As I was walking I came across a Muslim family (husband, wife and child) that was saying goodbye to a family member (an older gentleman) and getting into their car. I stopped and asked the older gentleman how to get to the Karaköy tram stop. He asked me where I was going (he spoke English) and I repeated that I needed to find the tram stop. Again, he asked where I was going and I told him that I needed to get to Beşiktas. He said “ah, they are going to Beşiktas! Get in the car.” He opened the door for me and told them to take me with them.
It was one of those moments where I asked myself is this a good idea? But then I looked at the family, warm and smiling, and I looked at the street that I was on, dark and ominous, and I knew that I would be safe with them. As I got into the car the last “Call to Prayer” started to sing and the older man looked at me and asked, “do you hear the call?” I replied that I did and he said “well tonight they are calling for you,” and he smiled at me and closed the door.

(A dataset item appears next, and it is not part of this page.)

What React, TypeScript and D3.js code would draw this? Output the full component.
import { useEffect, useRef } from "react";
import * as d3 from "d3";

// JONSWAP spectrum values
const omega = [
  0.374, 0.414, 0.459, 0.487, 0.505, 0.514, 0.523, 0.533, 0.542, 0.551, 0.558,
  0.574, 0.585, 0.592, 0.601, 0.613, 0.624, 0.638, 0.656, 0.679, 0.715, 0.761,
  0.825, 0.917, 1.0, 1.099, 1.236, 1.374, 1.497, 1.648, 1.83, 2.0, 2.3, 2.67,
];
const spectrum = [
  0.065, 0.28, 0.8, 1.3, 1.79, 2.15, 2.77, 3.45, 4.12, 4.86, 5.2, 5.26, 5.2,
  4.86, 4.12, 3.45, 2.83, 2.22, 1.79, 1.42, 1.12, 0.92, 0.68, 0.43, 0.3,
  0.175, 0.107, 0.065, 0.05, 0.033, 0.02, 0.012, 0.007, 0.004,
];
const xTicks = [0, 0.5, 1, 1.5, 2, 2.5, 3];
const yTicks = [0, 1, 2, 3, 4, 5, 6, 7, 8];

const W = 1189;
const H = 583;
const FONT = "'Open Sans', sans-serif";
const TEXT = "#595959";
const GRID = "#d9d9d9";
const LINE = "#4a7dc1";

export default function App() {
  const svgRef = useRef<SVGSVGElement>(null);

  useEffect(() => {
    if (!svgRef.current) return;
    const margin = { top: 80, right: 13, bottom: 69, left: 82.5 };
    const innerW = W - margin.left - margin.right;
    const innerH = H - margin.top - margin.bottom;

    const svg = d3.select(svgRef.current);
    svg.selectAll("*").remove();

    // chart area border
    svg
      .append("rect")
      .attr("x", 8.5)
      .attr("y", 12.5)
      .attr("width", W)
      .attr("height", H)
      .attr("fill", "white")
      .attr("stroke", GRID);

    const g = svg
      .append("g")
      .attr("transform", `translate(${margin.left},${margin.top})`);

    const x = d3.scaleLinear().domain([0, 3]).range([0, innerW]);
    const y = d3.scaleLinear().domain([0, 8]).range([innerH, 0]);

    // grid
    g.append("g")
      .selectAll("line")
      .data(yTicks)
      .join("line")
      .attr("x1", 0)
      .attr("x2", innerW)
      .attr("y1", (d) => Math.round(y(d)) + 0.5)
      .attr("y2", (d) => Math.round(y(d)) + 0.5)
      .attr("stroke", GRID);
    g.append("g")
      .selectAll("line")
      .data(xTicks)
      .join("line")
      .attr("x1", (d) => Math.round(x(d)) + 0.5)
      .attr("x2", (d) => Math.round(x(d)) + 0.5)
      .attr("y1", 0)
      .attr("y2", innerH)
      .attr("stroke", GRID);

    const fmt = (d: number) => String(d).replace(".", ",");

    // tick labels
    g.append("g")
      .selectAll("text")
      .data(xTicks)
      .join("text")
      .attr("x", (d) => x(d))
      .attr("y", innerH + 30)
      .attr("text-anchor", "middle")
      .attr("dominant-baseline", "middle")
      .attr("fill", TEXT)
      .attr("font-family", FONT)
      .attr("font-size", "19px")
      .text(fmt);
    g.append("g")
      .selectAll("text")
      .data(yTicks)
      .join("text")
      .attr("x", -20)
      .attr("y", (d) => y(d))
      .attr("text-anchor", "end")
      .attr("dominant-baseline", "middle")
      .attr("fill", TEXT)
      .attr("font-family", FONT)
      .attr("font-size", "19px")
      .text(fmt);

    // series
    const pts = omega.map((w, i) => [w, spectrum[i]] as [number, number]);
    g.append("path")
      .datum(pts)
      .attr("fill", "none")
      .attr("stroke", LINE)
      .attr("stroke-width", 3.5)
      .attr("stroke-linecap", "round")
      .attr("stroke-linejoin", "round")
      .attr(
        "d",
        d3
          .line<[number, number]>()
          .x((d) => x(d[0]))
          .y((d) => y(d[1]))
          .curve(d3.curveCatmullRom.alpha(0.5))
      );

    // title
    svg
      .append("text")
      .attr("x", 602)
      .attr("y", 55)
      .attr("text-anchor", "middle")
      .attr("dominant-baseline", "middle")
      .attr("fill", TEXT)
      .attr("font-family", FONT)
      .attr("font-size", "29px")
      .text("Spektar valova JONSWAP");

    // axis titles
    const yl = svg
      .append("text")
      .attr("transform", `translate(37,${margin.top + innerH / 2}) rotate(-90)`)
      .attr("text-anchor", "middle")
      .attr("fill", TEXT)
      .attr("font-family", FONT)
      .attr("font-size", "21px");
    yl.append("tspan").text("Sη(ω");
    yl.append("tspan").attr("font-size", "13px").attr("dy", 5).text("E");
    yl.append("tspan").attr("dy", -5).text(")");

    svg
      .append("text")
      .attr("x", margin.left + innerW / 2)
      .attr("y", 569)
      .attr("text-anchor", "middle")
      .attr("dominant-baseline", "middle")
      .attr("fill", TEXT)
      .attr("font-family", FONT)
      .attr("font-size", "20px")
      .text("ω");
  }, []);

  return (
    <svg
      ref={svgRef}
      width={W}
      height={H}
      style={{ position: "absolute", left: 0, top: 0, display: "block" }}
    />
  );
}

I was so moved by his words that tears gathered in the corners of my eyes. As we drove through the streets of Karaköy, I was so grateful to this family for their kindness and their generosity. Considering that it was late at night, that I am a foreigner, that I don’t speak Turkish and I am covered in tattoos (something that goes against their beliefs), for them to take me into their car and give me a ride home was one of those acts of kindness that is unexpected and leaves you feeling taken care of.

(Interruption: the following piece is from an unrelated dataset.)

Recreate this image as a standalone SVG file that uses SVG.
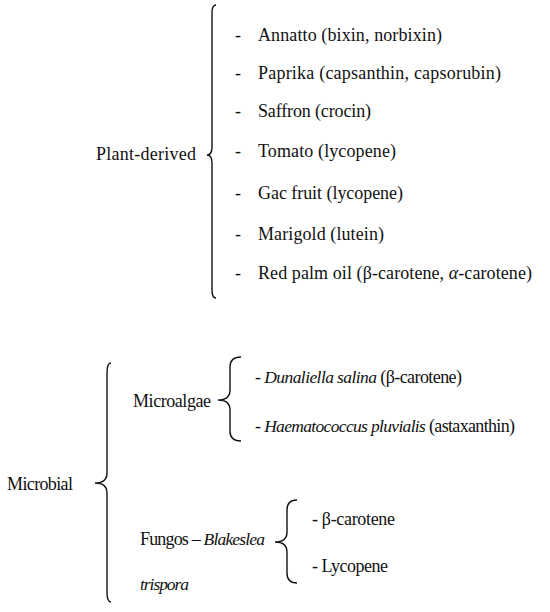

When we arrived at the university where I am studying (right down the street from where I am living), I thanked them extensively and the kid (probably 19 years old) and I got out of the car. He spoke English so we talked and walked. While we were walking he said to me “my father (the older man who ushered me into the car) was trying to say that he thinks you were sent to us from God.” My heart smiled and I relplied “no, I think you were sent to me from God.” They were my guardian angels last night. The kid, I never even got his name, walked me all the way to my door and then said goodnight.
I walked inside feeling love for him, his family, the older man, and all things. It was one of those moments when you realize that in that experience, the planets had aligned perfectly (or the universe had planned perfectly) in order to allow a brief exchange of kindness between strangers to occur. I will never forget the family, their kindness, or how grateful and loved I felt in that moment.